___ Source data

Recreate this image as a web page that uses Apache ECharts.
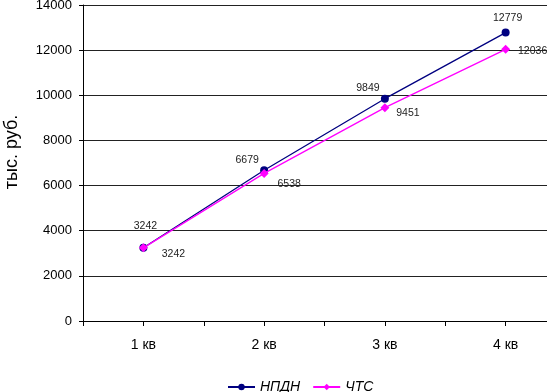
<!DOCTYPE html>
<html><head><meta charset="utf-8">
<script src="https://cdn.jsdelivr.net/npm/echarts@6/dist/echarts.min.js"></script>
<style>html,body{margin:0;padding:0;background:#fff;overflow:hidden;width:547px;height:392px}#c{width:580px;height:392px}</style>
</head><body><div id="c"></div>
<script>
const categories = ['1 кв', '2 кв', '3 кв', '4 кв'];
const npdn = [3242, 6679, 9849, 12779];
const chts = [3242, 6538, 9451, 12036];
const seriesNames = ['НПДН', 'ЧТС'];
const yTitle = 'тыс. руб.';
// per-point label offsets (styling only)
const npdnLabelOffsets = [[2, -7], [-17, 4], [-17, 4], [2, 0]];
const chtsLabelOffsets = [[30, 21], [25, 26], [23, 20], [27, 17]];

const chart = echarts.init(document.getElementById('c'));
const font = 'Arial, "Liberation Sans", sans-serif';
function mk(vals, offs) {
  return vals.map((v, i) => ({ value: v, label: { offset: offs[i] } }));
}
chart.setOption({
  animation: false,
  backgroundColor: '#fff',
  textStyle: { fontFamily: font },
  grid: { left: 83, top: 5, width: 483, height: 316, containLabel: false, outerBoundsMode: 'none' },
  legend: {
    top: 375, left: 222, itemWidth: 27, itemHeight: 8, itemGap: 12,
    textStyle: { fontFamily: font, fontSize: 14, fontStyle: 'italic', color: '#000' },
    data: seriesNames
  },
  xAxis: [{
    type: 'category', data: categories, boundaryGap: true,
    axisLine: { lineStyle: { color: '#000' } },
    axisTick: { show: true, length: 5, lineStyle: { color: '#000' } },
    axisLabel: { color: '#000', fontSize: 14, margin: 17, fontFamily: font }
  }, {
    type: 'category', data: categories, boundaryGap: true, position: 'bottom',
    axisLine: { show: false },
    axisTick: { show: true, alignWithLabel: true, length: 5, lineStyle: { color: '#000' } },
    axisLabel: { show: false }
  }],
  yAxis: {
    type: 'value', min: 0, max: 14000, interval: 2000,
    name: yTitle, nameLocation: 'middle', nameGap: 62,
    nameTextStyle: { fontSize: 18, color: '#000', fontFamily: font, padding: [0, 0, 0, 22] },
    axisLine: { show: true, lineStyle: { color: '#000' } },
    axisTick: { show: true, length: 4, lineStyle: { color: '#000' } },
    axisLabel: { color: '#000', fontSize: 13, margin: 11, fontFamily: font, formatter: v => String(v) },
    splitLine: { lineStyle: { color: '#222', width: 1 } }
  },
  series: [{
    name: seriesNames[0], type: 'line', data: mk(npdn, npdnLabelOffsets),
    symbol: 'circle', symbolSize: 8,
    itemStyle: { color: '#000080' }, lineStyle: { color: '#000080', width: 1.3 },
    label: { show: true, position: 'top', color: '#222', fontSize: 10.5, fontFamily: font, formatter: p => String(p.value) },
    z: 3
  }, {
    name: seriesNames[1], type: 'line', data: mk(chts, chtsLabelOffsets),
    symbol: 'diamond', symbolSize: 9,
    itemStyle: { color: '#FF00FF' }, lineStyle: { color: '#FF00FF', width: 1.3 },
    label: { show: true, position: 'top', color: '#222', fontSize: 10.5, fontFamily: font, formatter: p => String(p.value) },
    z: 4
  }]
});
</script></body></html>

______

Problem statement: Omit pictures; set down the rest of the material word for word.

Written solution:
Recreate this image as a web page that uses Apache ECharts.
<!DOCTYPE html>
<html><head><meta charset="utf-8">
<script src="https://cdn.jsdelivr.net/npm/echarts@6/dist/echarts.min.js"></script>
<style>html,body{margin:0;padding:0;background:#fff;overflow:hidden;width:547px;height:392px}#c{width:580px;height:392px}</style>
</head><body><div id="c"></div>
<script>
const categories = ['1 кв', '2 кв', '3 кв', '4 кв'];
const npdn = [3242, 6679, 9849, 12779];
const chts = [3242, 6538, 9451, 12036];
const seriesNames = ['НПДН', 'ЧТС'];
const yTitle = 'тыс. руб.';
// per-point label offsets (styling only)
const npdnLabelOffsets = [[2, -7], [-17, 4], [-17, 4], [2, 0]];
const chtsLabelOffsets = [[30, 21], [25, 26], [23, 20], [27, 17]];

const chart = echarts.init(document.getElementById('c'));
const font = 'Arial, "Liberation Sans", sans-serif';
function mk(vals, offs) {
  return vals.map((v, i) => ({ value: v, label: { offset: offs[i] } }));
}
chart.setOption({
  animation: false,
  backgroundColor: '#fff',
  textStyle: { fontFamily: font },
  grid: { left: 83, top: 5, width: 483, height: 316, containLabel: false, outerBoundsMode: 'none' },
  legend: {
    top: 375, left: 222, itemWidth: 27, itemHeight: 8, itemGap: 12,
    textStyle: { fontFamily: font, fontSize: 14, fontStyle: 'italic', color: '#000' },
    data: seriesNames
  },
  xAxis: [{
    type: 'category', data: categories, boundaryGap: true,
    axisLine: { lineStyle: { color: '#000' } },
    axisTick: { show: true, length: 5, lineStyle: { color: '#000' } },
    axisLabel: { color: '#000', fontSize: 14, margin: 17, fontFamily: font }
  }, {
    type: 'category', data: categories, boundaryGap: true, position: 'bottom',
    axisLine: { show: false },
    axisTick: { show: true, alignWithLabel: true, length: 5, lineStyle: { color: '#000' } },
    axisLabel: { show: false }
  }],
  yAxis: {
    type: 'value', min: 0, max: 14000, interval: 2000,
    name: yTitle, nameLocation: 'middle', nameGap: 62,
    nameTextStyle: { fontSize: 18, color: '#000', fontFamily: font, padding: [0, 0, 0, 22] },
    axisLine: { show: true, lineStyle: { color: '#000' } },
    axisTick: { show: true, length: 4, lineStyle: { color: '#000' } },
    axisLabel: { color: '#000', fontSize: 13, margin: 11, fontFamily: font, formatter: v => String(v) },
    splitLine: { lineStyle: { color: '#222', width: 1 } }
  },
  series: [{
    name: seriesNames[0], type: 'line', data: mk(npdn, npdnLabelOffsets),
    symbol: 'circle', symbolSize: 8,
    itemStyle: { color: '#000080' }, lineStyle: { color: '#000080', width: 1.3 },
    label: { show: true, position: 'top', color: '#222', fontSize: 10.5, fontFamily: font, formatter: p => String(p.value) },
    z: 3
  }, {
    name: seriesNames[1], type: 'line', data: mk(chts, chtsLabelOffsets),
    symbol: 'diamond', symbolSize: 9,
    itemStyle: { color: '#FF00FF' }, lineStyle: { color: '#FF00FF', width: 1.3 },
    label: { show: true, position: 'top', color: '#222', fontSize: 10.5, fontFamily: font, formatter: p => String(p.value) },
    z: 4
  }]
});
</script></body></html>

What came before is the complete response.